The Lord gave us the gift of intuition in a limited (and in this age, fallible) way; and we are happiest when we use it successfully and rightly.  It is a way of “seeing the invisible” in that it senses and “intuits” rather than simply watching and cogitating.  Though intuition is not opposed to “thinking through things,” and in fact should welcome additional reliable insight, it offers a way of knowing that is particularly easy, natural and pleasing to us.  If you have ever “just done the right thing without thinking” and found afterward that it was excellent, productive, and rewarded, you have had the feeling of a successful intuition.  God created us to live this way all the time and redeemed people will live this way in the next age with unerring goodness and positive effect. 

Meanwhile, our intuition can be nourished, shaped and developed.  It is the “inner man,” the “circumcised heart” that responds to God’s word.  When the expression of the Lord’s mind (his Word) remains in our mind over time (John 15:7), it shapes the intuitions within the heart.  The result is an increase of “natural” responses to life that “just happen” to be very like what Jesus would do if he were in the situation you find yourself in.  On the other hand, if other ways of thinking “abide” in one’s mind, the intuitions take on a different shape.  For instance, a person steeped in sexual immorality has certain intuitions about how to approach the opposite gender (or in some cases the same gender).  They find that seducing and being seduced just “comes naturally” to them.  A cheater finds ways and means to cheat, a liar to lie, and so on.  This is intuition trained in particular way, the result of long-term, deliberate, imaginative meditation on evil themes, possibly coupled with various other visual or auditory stimuli.  

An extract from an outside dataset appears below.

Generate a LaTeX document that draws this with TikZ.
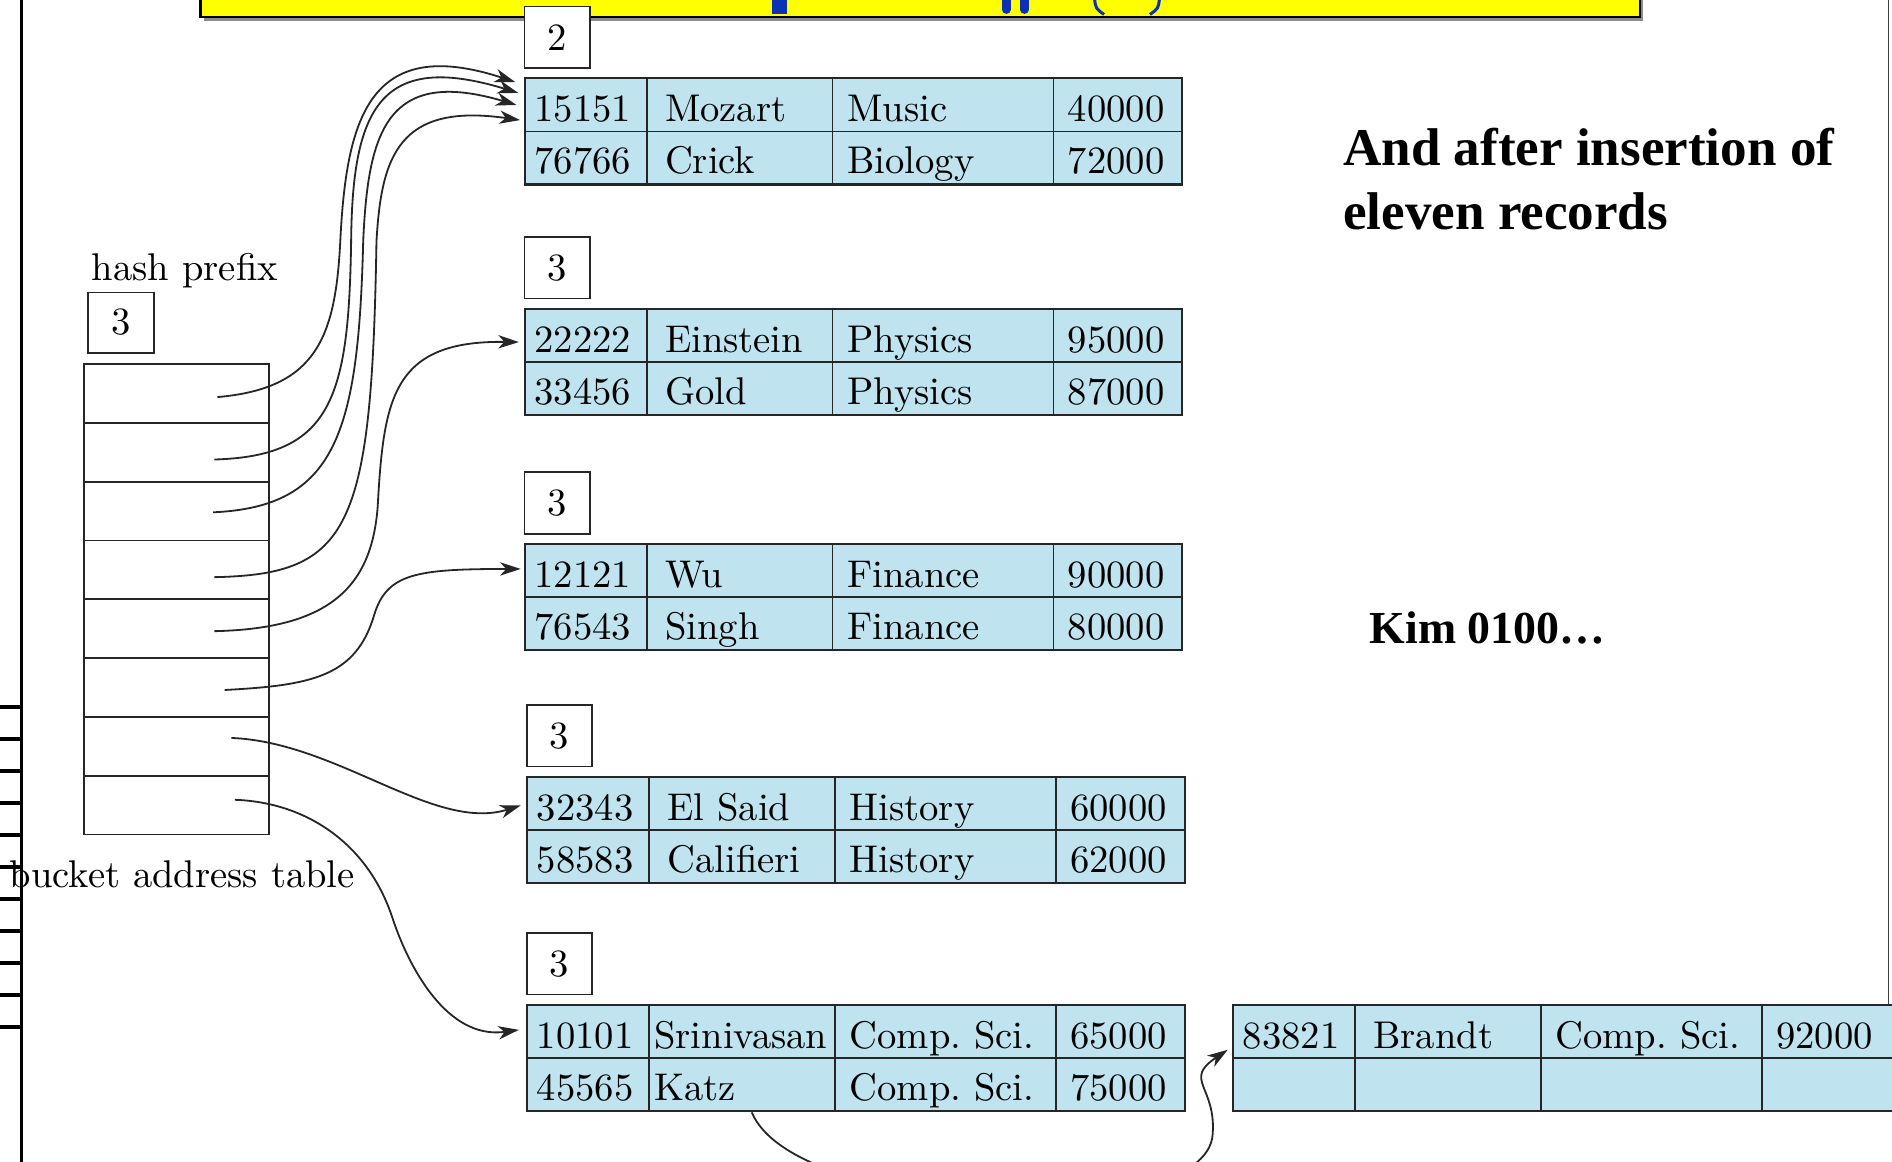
\documentclass[tikz,border=0pt]{standalone}
\usepackage{fontspec}
\newfontfamily\notefont{Liberation Serif}
\newfontfamily\figfont{lmroman10-regular}[Extension=.otf]
\usetikzlibrary{arrows.meta,positioning}
\definecolor{cellblue}{HTML}{BFE3EF}
\definecolor{slideyellow}{HTML}{FFFF00}
\definecolor{slideblue}{HTML}{0B32B5}
\newcommand{\tablefont}{\figfont\fontsize{32}{38}\selectfont}

% bucket frame: rules between the two records and the four fields
\newcommand{\bucket}[3][]{%
  \node[recbox,#1] (#2) at (#3) {};
  \draw[cellrule] (#2.west) -- (#2.east);
  \foreach \dx in {102,256,439}
    \draw[cellrule] ([xshift=\dx pt]#2.north west) -- ([xshift=\dx pt]#2.south west);
}
% one record: [name indent] bucket, baseline depth, ID, name, dept, salary
\newcommand{\record}[7][117]{%
  \node[field, anchor=base] (#2-#4) at ([xshift=49pt,yshift=-#3 pt]#2.north west) {#4};
  \node[field, anchor=base west] (#2-#4-n) at ([xshift=#1 pt,yshift=-#3 pt]#2.north west) {#5};
  \node[field, anchor=base west] (#2-#4-d) at ([xshift=268pt,yshift=-#3 pt]#2.north west) {#6};
  \node[field, anchor=base] (#2-#4-s) at ([xshift=491pt,yshift=-#3 pt]#2.north west) {#7};
}

\begin{document}
\begin{tikzpicture}[
    x=1pt, y=-1pt,
    >=Stealth,
    recbox/.style={draw=black!85, line width=1.8pt, fill=cellblue, anchor=north west,
                   minimum width=545pt, minimum height=88pt, inner sep=0pt},
    cellrule/.style={draw=black!85, line width=1.4pt},
    depthbox/.style={draw=black!85, line width=1.4pt, fill=white, minimum width=54pt,
                     minimum height=51pt, inner sep=0pt, font=\tablefont},
    slotbox/.style={draw=black!85, line width=1.4pt, anchor=north west,
                    minimum width=153pt, minimum height=48.75pt, inner sep=0pt},
    field/.style={font=\tablefont, inner sep=0pt},
    note/.style={font=\notefont\bfseries\fontsize{44}{53}\selectfont, inner sep=0pt, anchor=base west},
    ptr/.style={-{Stealth[length=17pt, width=11pt, inset=5pt]}, line width=1.5pt, black!85},
]
\useasboundingbox (0,0) rectangle (1568,963);
\clip (0,0) rectangle (1568,963);

% slide title bar, cut off at the top
\fill[black!45] (169,-20) rectangle (1362,17);
\filldraw[fill=slideyellow, draw=black, line width=2.2pt] (166,-20) rectangle (1359,14);
\fill[slideblue] (640,0) rectangle (652,12);
\draw[slideblue, line width=7pt, line cap=round] (834,-4) -- (834,8) (849,-4) -- (849,8);
\draw[slideblue, line width=2.5pt] (907,-2) .. controls (908,7) .. (915,12)
                                   (961,-2) .. controls (960,7) .. (953,12);

% slide margins
\draw[line width=2.5pt] (17.5,0) -- (17.5,963);
\foreach \k in {0,...,10}
  \draw[line width=3.5pt] (0,{586+26.5*\k}) -- (17.5,{586+26.5*\k});
\draw[black!75, line width=1.5pt] (1565,0) -- (1565,832);

% ---- bucket address table ----
\foreach \i in {1,...,8}
  \node[slotbox] (slot\i) at (69,{301+(\i-1)*48.75}) {};
\node[depthbox, minimum width=55pt, minimum height=50pt,
      above right=8pt and 3pt of slot1.north west] (prefix) {3};
\node[field, anchor=base west] (prefix-label) at ([xshift=4pt,yshift=9pt]prefix.north west) {hash prefix};
\node[field, anchor=base west] (table-label) at ([xshift=-61pt,yshift=-43pt]slot8.south west) {bucket address table};

% ---- buckets ----
\bucket{bA}{434,64}
\bucket{bB}{434,255}
\bucket{bC}{434,450}
\bucket{bD}{436,643}
\bucket{bE}{436,832}
\bucket[minimum width=570pt]{bF}{1021,832}

\node[depthbox, above right=7pt and 0pt of bA.north west] (bA-depth) {2};
\foreach \b in {bB,bC,bD,bE}
  \node[depthbox, above right=7pt and 0pt of \b.north west] (\b-depth) {3};

\record{bA}{37}{15151}{Mozart}{Music}{40000}
\record{bA}{80}{76766}{Crick}{Biology}{72000}
\record{bB}{37}{22222}{Einstein}{Physics}{95000}
\record{bB}{80}{33456}{Gold}{Physics}{87000}
\record{bC}{37}{12121}{Wu}{Finance}{90000}
\record{bC}{80}{76543}{Singh}{Finance}{80000}
\record{bD}{37}{32343}{El Said}{History}{60000}
\record{bD}{80}{58583}{Califieri}{History}{62000}
\record[106]{bE}{37}{10101}{Srinivasan}{Comp.\ Sci.}{65000}
\record[106]{bE}{80}{45565}{Katz}{Comp.\ Sci.}{75000}
\record{bF}{37}{83821}{Brandt}{Comp.\ Sci.}{92000}

% ---- pointers from the directory ----
\draw[ptr] ([xshift=34pt,yshift=-3pt]slot1.center)
  .. controls (262,322) and (278,280) .. (282,200)
  .. controls (287,100) and (305,28) .. ([xshift=-7pt,yshift=-4pt]bA.north west);
\draw[ptr] ([xshift=31.5pt,yshift=-6pt]slot2.center)
  .. controls (275,378) and (289,330) .. (291,200)
  .. controls (292,90) and (315,42) .. ([xshift=-4.5pt,yshift=-13pt]bA.north west);
\draw[ptr] ([xshift=30.5pt,yshift=-1pt]slot3.center)
  .. controls (278,420) and (297,360) .. (301,200)
  .. controls (305,110) and (320,55) .. ([xshift=-6pt,yshift=-23pt]bA.north west);
\draw[ptr] ([xshift=31.5pt,yshift=-6pt]slot4.center)
  .. controls (290,476) and (308,440) .. (312,200)
  .. controls (316,130) and (330,85) .. ([xshift=-3pt,yshift=-35.5pt]bA.north west);
\draw[ptr] ([xshift=31.5pt,yshift=-2pt]slot5.center)
  .. controls (275,521) and (308,485) .. (313,420)
  .. controls (318,330) and (325,282) .. ([xshift=-4pt,yshift=-28.5pt]bB.north west);
\draw[ptr] ([xshift=40pt,yshift=-2pt]slot6.center)
  .. controls (260,568) and (295,560) .. (310,510)
  .. controls (320.5,475) and (345,471.6) .. ([xshift=-2.5pt,yshift=-21.5pt]bC.north west);
\draw[ptr] ([xshift=45.5pt,yshift=7pt]slot7.center)
  .. controls (280,615) and (360,690) .. ([xshift=-4.5pt,yshift=-24.5pt]bD.north west);
\draw[ptr] ([xshift=48.5pt,yshift=4.5pt]slot8.center)
  .. controls (255,665) and (305,700) .. (325,760)
  .. controls (338,800) and (370,862) .. ([xshift=-6pt,yshift=-21.5pt]bE.north west);

% overflow chain, running below the slide edge
\draw[ptr] ([xshift=187pt]bE.south west)
  .. controls (660,1010) and (1000,1020) .. (1005,940)
  .. controls (1008,900) and (980,895) .. ([xshift=-3.5pt,yshift=-38pt]bF.north west);

% ---- slide text ----
\node[note] (note-a) at (1113,137) {And after insertion of};
\node[note] (note-b) at (1113,190) {eleven records};
\node[note, font=\notefont\bfseries\fontsize{38}{46}\selectfont] (kim) at (1135,533) {Kim 0100…};
\end{tikzpicture}
\end{document}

As with imagination, so with intuition.  God intends to shape it by his Spirit and his Word.  This is in large part what takes place in what we call spiritual transformation.  The Master molds our mental and volitional habits and intuitions to be like his (Mtt. 11:29-30; 28:18-20; Rom. 12:1-2; Gal. 4:19).  Pastoral work happens in this venue.

Pastors must teach the Word in a way that speaks to people’s imaginations and intuitions.  The Spirit takes the Word-made-text and reveals the Word-made-flesh in the souls/minds/hearts of the people who hear the Lord’s voice (Jn.10:27; 15:7).  It happens slowly, over time, and is always imbedded in the experiences (especially sorrow) of life in this age. 

Seeing the invisible, living by faith and not by sight, opening the eyes of our heart, all involve our imagination and our intuition.  From time to time we should ask ourselves the condition of our “inner person” with regard to these things.  What is shaping our imagination these days?  How is our intuition growing in Spirit-guided ways?  What is the role of meditation on God’s Word in these things?

[1] Webster’s 11th Collegiate Dictionary defines imagination as, “the act or power of forming a mental image of something not present to the senses or never before wholly perceived in reality; creative ability; a creation of the mind.” 

[2] Oswald Chambers, My Utmost for His Highest (New York: Dodd, Mead & Company, 1935) 42.

[3] Note the similarity between this definition and that of faith in Hebrews 11:1.

[4] J. P. Moreland and William Lane Craig, Foundations for a Christian Worldview (Downers Grove: InterVarsity Press, 2003) 422.

[5] Any good systematic theology will expound this in various ways, Open Theism notwithstanding.  For good discussions from different angles see: John Frame, Doctrine of God, 469-512; John Feinberg, No One Like Him 299-320; Wayne Grudem, Systematic Theology 190-193.